Embedding Layers


class distributed_embeddings.python.layers.embedding.Embedding(*args, **kwargs)[source]

Turns indices into vectors of fixed size.

  • input_dim (int) – Size of the vocabulary, i.e. maximum index + 1.

  • output_dim (int) – Length of embedding vectors.

  • embeddings_initializer – Initializer for the embeddings matrix (see keras.initializers).

  • embeddings_regularizer – Regularizer function applied to the embeddings matrix (see keras.regularizers).

  • embeddings_constraint – Constraint function applied to the embeddings matrix (see keras.constraints).

  • combiner (str) – Reduction method, [‘sum’, ‘mean’] or None. Default None.

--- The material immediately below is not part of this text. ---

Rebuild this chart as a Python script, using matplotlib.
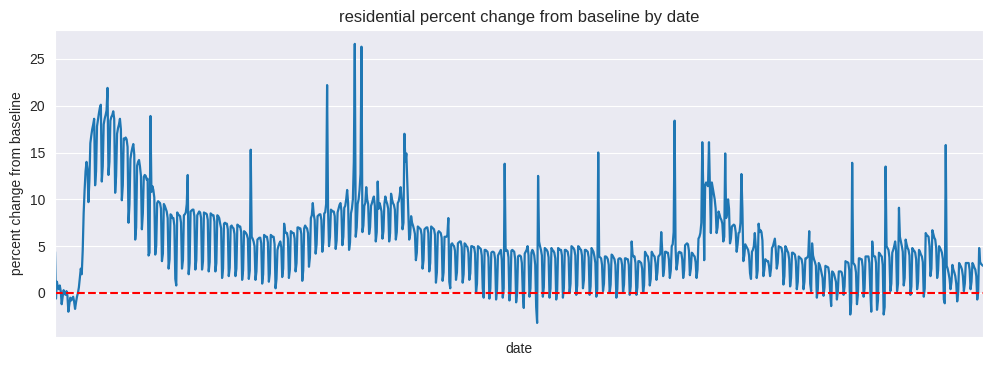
import numpy as np
import pandas as pd
import matplotlib
matplotlib.use("Agg")
import matplotlib.pyplot as plt
import seaborn as sns

# residential percent change from baseline, one value per day from 2020-02-15
# each row is one week, Saturday to Friday
res_2020 = [
    4.4, -0.6, 1.2, 0.6, 0.4, 0.8, 0.2,
    -1.2, -0.4, 0.3, 0.0, -0.2, 0.2, -0.3,
    -2.0, -1.2, -0.5, -0.8, -0.6, -0.4, -0.9,
    -1.7, -1.0, -0.4, 0.0, 0.6, 1.6, 2.6,
    2.0, 4.5, 8.5, 11.0, 13.0, 14.0, 13.2,
    9.7, 12.0, 16.0, 16.8, 17.5, 18.0, 18.6,
    11.5, 13.0, 17.8, 18.5, 19.2, 19.8, 20.1,
    11.9, 13.5, 18.0, 18.6, 19.0, 19.5, 21.9,
    12.6, 14.0, 18.4, 18.8, 19.0, 19.4, 18.6,
    10.7, 12.5, 17.0, 17.6, 18.0, 18.6, 17.5,
    9.9, 11.5, 16.5, 16.4, 16.6, 16.4, 15.6,
    7.5, 9.5, 14.3, 15.0, 15.5, 15.9, 14.8,
    5.7, 7.0, 13.6, 14.0, 14.2, 13.5, 12.5,
    6.8, 8.5, 12.4, 12.6, 12.5, 12.1, 12.2,
    4.0, 4.3, 18.9, 10.8, 11.4, 11.0, 10.2,
    4.1, 5.0, 9.6, 9.8, 9.7, 9.6, 9.0,
    3.4, 4.2, 9.5, 9.3, 9.0, 8.7, 8.0,
    2.6, 3.6, 8.4, 8.3, 8.0, 8.0, 7.2,
    1.5, 0.8, 8.6, 8.4, 8.3, 8.2, 7.5,
    2.6, 3.5, 8.3, 8.4, 8.6, 9.5, 12.6,
    2.0, 3.2, 8.7, 8.8, 8.9, 8.9, 8.2,
    2.5, 3.5, 8.3, 8.5, 8.7, 8.6, 8.0,
    2.5, 3.4, 8.6, 8.5, 8.5, 8.4, 7.8,
    2.3, 3.3, 8.5, 8.4, 8.3, 8.3, 7.6,
    2.3, 3.2, 8.3, 8.2, 8.0, 7.4, 6.9,
    1.6, 2.6, 7.4, 7.5, 7.4, 7.4, 6.8,
    1.8, 2.7, 7.1, 7.2, 7.0, 6.9, 6.3,
    1.8, 2.6, 7.3, 7.2, 7.1, 7.1, 6.5,
    1.4, 2.4, 6.6, 6.5, 6.4, 6.2, 5.8,
    1.5, 2.4, 15.3, 6.0, 5.8, 5.5, 5.0,
    1.4, 2.3, 5.7, 5.8, 5.9, 5.9, 5.3,
    1.0, 2.0, 6.2, 6.1, 6.0, 6.0, 5.4,
    1.2, 2.1, 6.2, 6.1, 6.0, 6.0, 5.2,
    0.5, 1.5, 4.6, 5.0, 5.3, 5.5, 4.9,
    1.7, 2.6, 7.4, 6.6, 6.4, 6.4, 5.8,
    1.6, 2.5, 6.6, 6.5, 6.4, 6.4, 5.8,
    2.3, 3.2, 7.0, 7.0, 6.9, 6.9, 6.3,
    1.3, 2.4, 6.9, 7.2, 7.0, 6.9, 6.4,
    2.8, 3.8, 8.0, 8.3, 9.6, 8.4, 7.8,
    4.2, 5.2, 8.2, 8.3, 8.4, 8.4, 7.8,
    4.4, 5.4, 8.5, 8.6, 9.5, 22.2, 8.9,
    5.0, 6.0, 8.9, 8.8, 8.7, 8.7, 8.2,
    4.7, 5.6, 8.6, 9.0, 9.4, 9.6, 8.8,
    5.1, 6.0, 9.1, 9.3, 10.0, 11.0, 9.6,
    4.6, 5.4, 8.5, 9.0, 10.0, 14.0, 26.6,
    6.0, 7.0, 9.5, 10.0, 11.0, 12.7, 26.3,
]

res_2021 = [
    6.5, 7.2, 9.3, 9.6, 11.3, 10.0, 9.5,
    6.3, 7.0, 9.3, 9.6, 10.0, 10.3, 9.3,
    5.5, 6.5, 11.9, 9.0, 9.6, 9.2, 8.7,
    5.8, 6.6, 9.5, 10.3, 9.8, 9.5, 9.0,
    5.5, 6.4, 10.6, 10.0, 9.6, 9.4, 8.9,
    5.7, 6.5, 9.6, 9.8, 10.4, 11.3, 10.0,
    6.8, 7.5, 17.0, 14.0, 14.9, 11.9, 9.0,
    5.7, 6.2, 8.2, 7.5, 7.2, 6.8, 6.3,
    3.5, 4.3, 7.1, 7.0, 6.9, 6.8, 6.2,
    2.6, 3.5, 6.8, 6.9, 7.0, 7.0, 6.4,
    2.3, 3.2, 7.1, 7.0, 6.9, 6.8, 6.2,
    1.1, 2.2, 6.4, 6.6, 6.5, 6.4, 5.9,
    1.3, 2.2, 6.0, 6.0, 6.0, 6.2, 8.0,
    1.2, 0.5, 5.2, 5.3, 5.1, 5.0, 4.5,
    1.4, 2.2, 5.3, 5.4, 5.5, 5.5, 4.9,
    1.1, 2.0, 5.3, 5.2, 5.0, 4.9, 4.3,
    1.4, 2.1, 5.0, 5.0, 4.9, 4.9, 4.2,
    0.0, 1.0, 5.0, 4.9, 4.8, 4.7, 4.0,
    0.5, -0.5, 4.6, 4.6, 4.5, 4.4, 3.8,
    -0.6, 0.5, 4.3, 4.4, 4.4, 4.3, 3.6,
    -0.7, 0.4, 4.0, 4.2, 4.4, 4.6, 3.5,
    -0.5, 0.5, 13.8, 4.5, 4.6, 4.5, 3.8,
    -0.8, 0.2, 4.5, 4.6, 4.5, 4.4, 3.6,
    -1.0, 0.0, 3.9, 4.0, 4.0, 3.9, 3.2,
    0.0, -1.6, 4.2, 4.4, 4.6, 5.0, 4.0,
    -0.4, 0.5, 4.3, 4.6, 4.4, 4.0, 3.0,
    -1.5, -3.2, 12.5, 5.5, 5.0, 4.6, 4.0,
    -0.4, 0.6, 4.8, 4.7, 4.6, 4.4, 3.8,
    -0.5, 0.5, 4.8, 4.6, 4.5, 4.3, 3.7,
    -0.7, 0.3, 4.8, 4.7, 4.6, 4.6, 4.0,
    -0.5, 0.5, 4.6, 4.6, 4.5, 4.4, 3.8,
    0.0, 1.0, 5.0, 4.9, 4.8, 4.6, 4.0,
    -0.2, 0.8, 5.0, 4.9, 4.7, 4.6, 4.0,
    0.5, 1.4, 4.6, 4.6, 4.5, 4.4, 3.8,
    -0.2, 0.7, 4.8, 4.6, 4.4, 3.9, 3.2,
    -0.4, 0.4, 15.0, 3.9, 3.8, 3.7, 3.0,
    0.2, 1.0, 3.9, 3.9, 3.8, 3.6, 3.0,
    0.0, 0.9, 4.1, 4.0, 3.8, 3.6, 3.0,
    -0.5, 0.4, 3.6, 3.7, 3.7, 3.6, 3.0,
    0.0, 0.9, 3.7, 3.7, 3.6, 3.6, 3.0,
    -0.2, 0.7, 5.5, 4.1, 3.9, 3.9, 3.2,
    -0.2, 0.6, 3.4, 3.4, 3.3, 3.2, 2.6,
    0.0, 0.8, 4.4, 4.2, 4.0, 3.9, 3.2,
    0.8, 1.5, 4.4, 4.2, 4.0, 3.9, 3.2,
    1.4, 2.2, 3.9, 4.0, 4.2, 6.5, 4.6,
    1.8, 2.5, 4.4, 4.4, 4.3, 4.3, 3.6,
    1.6, 2.4, 5.0, 5.2, 6.5, 18.4, 4.8,
    2.5, 3.2, 4.3, 4.4, 4.3, 4.3, 3.6,
    1.6, 2.4, 5.1, 5.2, 5.3, 5.2, 4.5,
    1.9, 2.6, 4.3, 4.2, 4.0, 3.9, 3.3,
    1.6, 2.5, 5.8, 6.0, 6.4, 7.5, 16.1,
    11.2, 3.5, 11.5, 11.8, 11.6, 11.4, 16.1,
]

res_2022 = [
    11.0, 6.4, 11.8, 11.2, 10.6, 10.0, 9.0,
    6.4, 7.0, 8.7, 8.4, 8.0, 7.8, 7.4,
    5.5, 6.0, 14.9, 8.0, 8.5, 10.0, 9.0,
    5.3, 5.8, 7.1, 7.2, 7.3, 7.2, 6.5,
    4.4, 5.2, 6.4, 6.5, 7.5, 12.7, 9.0,
    3.4, 4.0, 5.2, 5.0, 4.8, 4.6, 4.0,
    2.1, 1.5, 4.4, 4.6, 5.0, 6.4, 5.0,
    1.6, 2.4, 7.4, 6.5, 6.7, 6.5, 5.6,
    1.8, 2.5, 3.6, 3.5, 3.4, 3.4, 2.8,
    1.8, 2.6, 4.8, 5.0, 5.4, 5.8, 4.6,
    2.6, 3.2, 5.0, 4.9, 4.9, 4.8, 4.2,
    0.9, 1.8, 5.0, 4.8, 4.5, 4.3, 3.6,
    0.7, 1.6, 4.3, 4.3, 4.2, 4.1, 3.4,
    0.4, 1.2, 3.9, 3.8, 3.7, 3.6, 3.0,
    0.4, 1.2, 3.7, 3.7, 3.8, 4.0, 6.6,
    1.0, 0.2, 5.3, 4.0, 3.6, 3.3, 2.9,
    -0.5, 0.4, 3.2, 3.0, 2.6, 2.1, 1.6,
    -0.3, 0.6, 2.9, 2.8, 2.8, 2.7, 2.0,
    0.0, -1.4, 2.3, 2.2, 2.0, 1.6, 1.2,
    -0.7, 0.2, 2.3, 2.3, 2.3, 2.2, 1.6,
    -0.2, 0.7, 3.4, 3.3, 3.3, 3.2, 2.4,
    -2.3, -1.0, 13.9, 3.2, 3.1, 2.9, 2.2,
    -1.2, -0.2, 3.7, 3.7, 3.6, 3.6, 2.8,
    -0.4, 0.5, 3.9, 3.9, 3.9, 3.9, 3.2,
    0.2, -2.0, 5.5, 4.0, 3.9, 3.9, 3.2,
    -1.8, -0.8, 4.3, 4.2, 4.0, 3.9, 3.0,
    -2.3, -1.5, 13.5, 5.0, 4.8, 4.6, 3.8,
    0.2, 1.0, 4.3, 4.6, 5.0, 5.5, 4.5,
    0.2, 1.0, 9.1, 6.0, 5.5, 5.0, 4.4,
    0.8, 1.6, 5.7, 5.2, 4.8, 4.6, 4.0,
    -0.2, 0.7, 4.8, 4.6, 4.5, 4.3, 3.6,
    0.4, 1.2, 4.6, 4.4, 4.1, 3.9, 3.3,
    -0.4, 0.5, 6.4, 6.2, 6.1, 6.0, 5.0,
    1.8, 2.6, 6.7, 6.3, 5.9, 5.7, 4.8,
    1.6, 2.4, 5.0, 4.8, 4.6, 4.3, 3.6,
    -0.7, -1.1, 15.8, 2.9, 2.6, 2.1, 1.5,
    0.4, 1.2, 3.0, 2.5, 2.2, 1.8, 1.0,
    -0.9, 0.0, 3.2, 3.0, 2.8, 2.5, 1.8,
    0.2, 1.0, 3.2, 3.2, 3.2, 3.2, 2.5,
    0.4, 1.2, 3.2, 3.0, 2.7, 2.5, 1.8,
    -0.7, 0.2, 4.8, 3.3, 3.1, 3.0, 2.9,
]

values = np.array(res_2020 + res_2021 + res_2022)
dates = pd.date_range("2020-02-15", periods=len(values), freq="D")
df = pd.DataFrame({"date": dates, "residential": values})

sns.set_style("darkgrid")
plt.rcParams["font.family"] = ["Liberation Sans", "DejaVu Sans"]

fig, ax = plt.subplots(figsize=(9.93, 3.65), dpi=100)
fig.subplots_adjust(left=0.0554, right=0.9899, top=0.918, bottom=0.077)

sns.lineplot(data=df, x="date", y="residential", ax=ax, color="#1f77b4", linewidth=1.6)
ax.axhline(0, color="red", linestyle="--", linewidth=1.5)

# cosmetics
ax.set_xlim(dates[0], dates[-1])
ax.set_xticks([])
ax.set_xlabel("date")
ax.set_ylabel("percent change from baseline")
ax.set_title("residential percent change from baseline by date")

plt.savefig("out.png", dpi=100)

When combiner is not None, supported input and their respectively output shape are:

N-D Tensor: (d1,…,dn), output shape: (d1,…,dn-1,output_dim), N >= 2 2-D RaggedTensor: (batch_size, ragged_dim), output shape: (batch_size, output_dim) 2-D SparseTensor: (batch_size, max_hotness), output shape: (batch_size, output_dim)

Embedding picked from last input dimension will be reduced with given combiner.


Creates the variables of the layer (optional, for subclass implementers).

This is a method that implementers of subclasses of Layer or Model can override if they need a state-creation step in-between layer instantiation and layer call. It is invoked automatically before the first execution of call().

This is typically used to create the weights of Layer subclasses (at the discretion of the subclass implementer).


input_shape – Instance of TensorShape, or list of instances of TensorShape if the layer expects a list of inputs (one instance per input).


Computes the output shape of the layer.

This method will cause the layer’s state to be built, if that has not happened before. This requires that the layer will later be used with inputs that match the input shape provided here.


input_shape – Shape tuple (tuple of integers) or tf.TensorShape, or structure of shape tuples / tf.TensorShape instances (one per output tensor of the layer). Shape tuples can include None for free dimensions, instead of an integer.


A tf.TensorShape instance or structure of tf.TensorShape instances.

classmethod from_config(config)[source]

Creates a layer from its config. Overriding this to enable instatiating fast embedding from keras embedding configs


Returns the config of the layer.

A layer config is a Python dictionary (serializable) containing the configuration of a layer. The same layer can be reinstantiated later (without its trained weights) from this configuration.

The config of a layer does not include connectivity information, nor the layer class name. These are handled by Network (one layer of abstraction above).

Note that get_config() does not guarantee to return a fresh copy of dict every time it is called. The callers should make a copy of the returned dict if they want to modify it.


Python dictionary.

Embedding Ops


distributed_embeddings.python.ops.embedding_lookup_ops.embedding_lookup(param, ids, combiner=None)[source]

Looks up embeddings for the given ids from a embedding tensor.

  • param (Tensor) – A single tensor representing the complete embedding tensor.

  • ids (Tensor) – A 2D int32 or int64 Tensor containing the ids to be looked up in param. Also support RaggedTensor and SparseTensor.

  • combiner (string or None) – Reduction method, [‘sum’, ‘mean’] or None. Default None.


Tensor – A Tensor with the same type as the tensors in param.


When combiner is None, returned tensor has shape: shape(ids) + shape(param)[1]

Otherwise, embedding from same row is reduced and returned tensor has shape: shape(ids)[0] + shape(param)[1]

Note when ids is RaggedTensor, its values and row_splits are col_index and row_index of CSR format hotness matrix, thus can be directly constructed.

  • TypeError – If param is empty.

  • ValueError – If ids is not 2D tensor.

IntegerLookup Layers


class distributed_embeddings.python.layers.embedding.IntegerLookup(*args, **kwargs)[source]

A preprocessing layer which maps integer features to contiguous ranges. Vocabulary is generated on the fly, static vocabulary and adapt() will be supported. Partially support features of tf.keras.layers.IntegerLookup. Frequency of keys are counted when GPU algorithm is used.